You are creating a false equivalence. How many tones, what frequency, etc. really does not matter if the artifacts are below human detectable limits which they appear for many products (not all) to be well below especially considering that loud sounds make quiet sounds at the same time impossible to hear.

 

I disagree with this so much, but it is so far afield from my core point that I will not answer it here.

w.r.t. "what you like", that is a matter of taste, not a matter of reproduction.

Reproduction is an ideal in electronic engineering...It does not exist in the same simplistic way in acoustic/psycho-acoustic...

In acoustic experience, the recording trade-off choices of the sound engineer are taken mathematically exactly like they are ( reproduced from analog to digital or the reverse thanks to Fourier) but TRANSLATED in the specific speakers/ specific room acoustic "lingo " for a specific pair of ears....

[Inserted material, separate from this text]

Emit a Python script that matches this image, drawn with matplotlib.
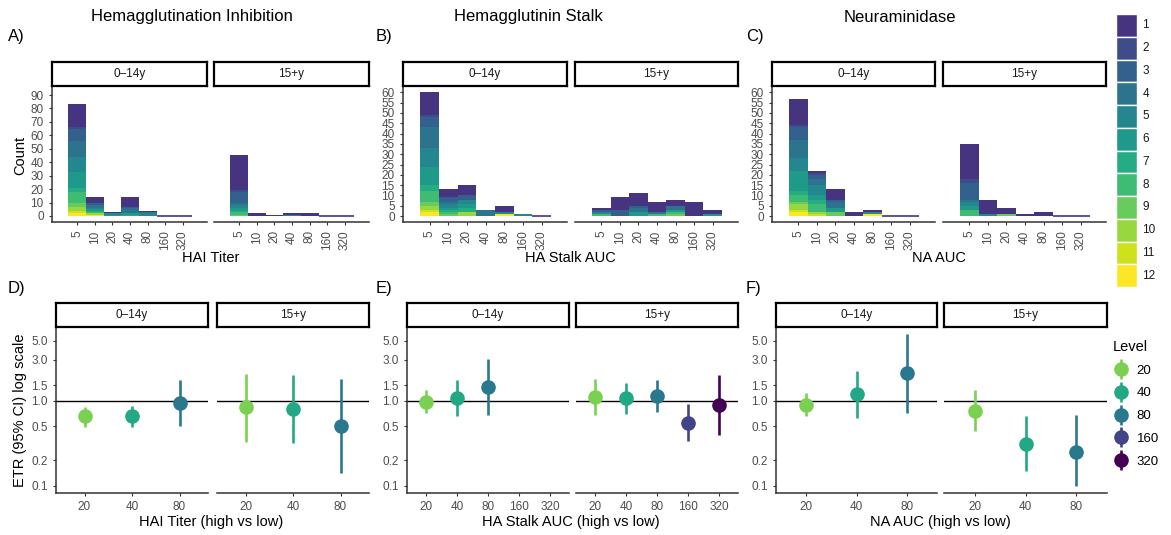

There is no reproduction at the end but an acoustic/psycho-acoustic translation....

It is in this  possible personal translation where  the human subjective interpretative factor reside in the recreation of his own experience...

What i like is now for the last 10 years in my case the results of my listening experiments...It is not ARBITRARY nor universal....

We must learn to listen, and it is not and never will be just a question about "accuracy"...Acoustic concepts are not reducible to electrical measures...Sorry...

Accuracy is a multidimensional concept in acoustic/psycho-acoustic... Not so much in electrical engineering...

Accuracy of timbre...Of dynamics... Of the ratio of LEV/ASW, accuracy of imaging.... Accuracy of what?

 

 

Erik you forgot the looks of components and speakers. I know some as long as they look good, they like it, 

Mahgister Iam an advocacy of learning how to listen , with music and our systems musically speaking as a whole. I totally agree with you.

thank you @danager and ​​​​@mahgister for the kind words.

trying to be self aware, i view myself as an audiophile who is all in with maximum effort to enjoy every part of the hobby, serious room and system building, and the music. secondarily i have committed lots of resources to support my efforts. i’d like to think i’m known for my commitment, not my budget, but i know that’s not how the forums work. i accept that.

onto the topic, "how audiophiles are different"....especially how they listen. here are my thoughts.

my views are that there are multiple natural perspectives for any listener. natural selection/evolution has resulted in our ability to listen selectively. for an audiophile it’s a skill that can be learned and improved. we can hear around things. vinyl listeners are able to ignore noise not associated with the music, but are sensitive to noise changing the music. we teach ourselves this. or....we cannot teach ourselves this and reject vinyl as noisy. it’s the way it is.

but how does this effect system building and listening to gear? again; it can be learned. with practice we can find references to use to hear important differences. and maybe we have progressed sufficiently in our learning to have an aural memory in our head of particular music we hold up as a template.

another level is to recognize how our body and all it’s senses are affected by the music. typically this requires longer listening sessions, where our feelings about the gear and music can evolve and settle. does the quick first impression hold up over longer time. it’s also why so few serious audiophiles use blind testing. that interferes with our natural normal reaction to the music. it adds a disturbance clouding reality of our feelings. adds stress.

i can’t really say how other audiophiles process what they hear. but the above is how i do it. it how i make system and music decisions. and i love my process. it keeps me fully engaged.